= Required work =
Filter the lines below, copying only those with the string "matplotlib".

━━ Source data

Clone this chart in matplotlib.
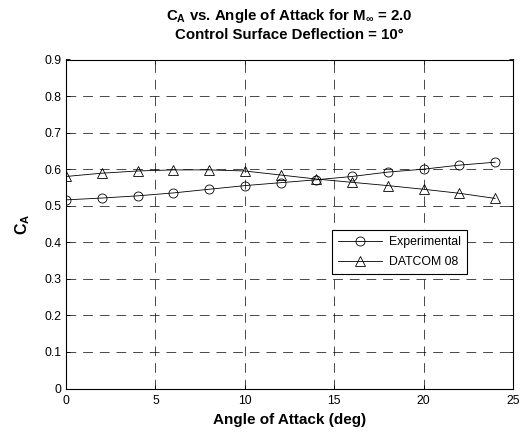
import matplotlib
matplotlib.use("Agg")
import matplotlib.pyplot as plt
import numpy as np

plt.rcParams['font.family'] = ['Liberation Sans', 'DejaVu Sans']
plt.rcParams['mathtext.fontset'] = 'custom'
plt.rcParams['mathtext.rm'] = 'Liberation Sans'
plt.rcParams['mathtext.bf'] = 'Liberation Sans:bold'
plt.rcParams['mathtext.it'] = 'Liberation Sans:italic'
plt.rcParams['lines.scale_dashes'] = False

alpha = [0, 2, 4, 6, 8, 10, 12, 14, 16, 18, 20, 22, 24]
ca_exp = [0.516, 0.521, 0.527, 0.535, 0.545, 0.555, 0.563, 0.571, 0.580, 0.592, 0.600, 0.611, 0.619]
ca_datcom = [0.580, 0.589, 0.595, 0.598, 0.598, 0.595, 0.584, 0.573, 0.564, 0.555, 0.545, 0.534, 0.520]
xticks = [0, 5, 10, 15, 20, 25]
yticks = [0, 0.1, 0.2, 0.3, 0.4, 0.5, 0.6, 0.7, 0.8, 0.9]
ytick_labels = ['0', '0.1', '0.2', '0.3', '0.4', '0.5', '0.6', '0.7', '0.8', '0.9']

fig = plt.figure(figsize=(5.23, 4.32), dpi=100)
ax = fig.add_axes([66/523, 1-388.5/432, (513-66)/523, (388.5-59.5)/432])

ax.plot(alpha, ca_exp, color='black', lw=0.6, marker='o', ms=6.5,
        mfc='none', mec='black', mew=0.6, label='Experimental')
ax.plot(alpha, ca_datcom, color='black', lw=0.6, marker='^', ms=7,
        mfc='none', mec='black', mew=0.6, label='DATCOM 08')

ax.set_xlim(0, 25)
ax.set_ylim(0, 0.9)
ax.set_xticks(xticks)
ax.set_yticks(yticks)
ax.set_yticklabels(ytick_labels)
ax.tick_params(direction='in', length=3, width=0.6, labelsize=8.7,
               top=True, right=True, pad=3)
ax.tick_params(axis='x', pad=5)
for s in ax.spines.values():
    s.set_linewidth(0.8)
ax.grid(True, color='black', linestyle=(0, (7, 5)), linewidth=0.5)

ax.set_xlabel('Angle of Attack (deg)', fontsize=11, fontweight='bold', labelpad=4)
ax.set_ylabel(r'$\mathbf{C_A}$', fontsize=11.5, labelpad=9)
ax.set_title(r'$\mathbf{C_A}$ vs. Angle of Attack for $\mathbf{M_\infty}$ = 2.0' + '\n'
             + 'Control Surface Deflection = 10°',
             fontsize=10.8, fontweight='bold', linespacing=1.25, pad=15)

leg = ax.legend(loc='upper left', bbox_to_anchor=((331.7-66)/447, 1-(230-59.5)/329),
                fontsize=8.8, frameon=True, fancybox=False, edgecolor='black',
                handlelength=3.6, borderpad=0.5, labelspacing=0.65,
                handletextpad=0.6, borderaxespad=0)
leg.get_frame().set_linewidth(0.8)
leg.get_frame().set_alpha(1)

fig.savefig('out.png', dpi=100)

━━━━

= In response =
Clone this chart in matplotlib.
import matplotlib
matplotlib.use("Agg")
import matplotlib.pyplot as plt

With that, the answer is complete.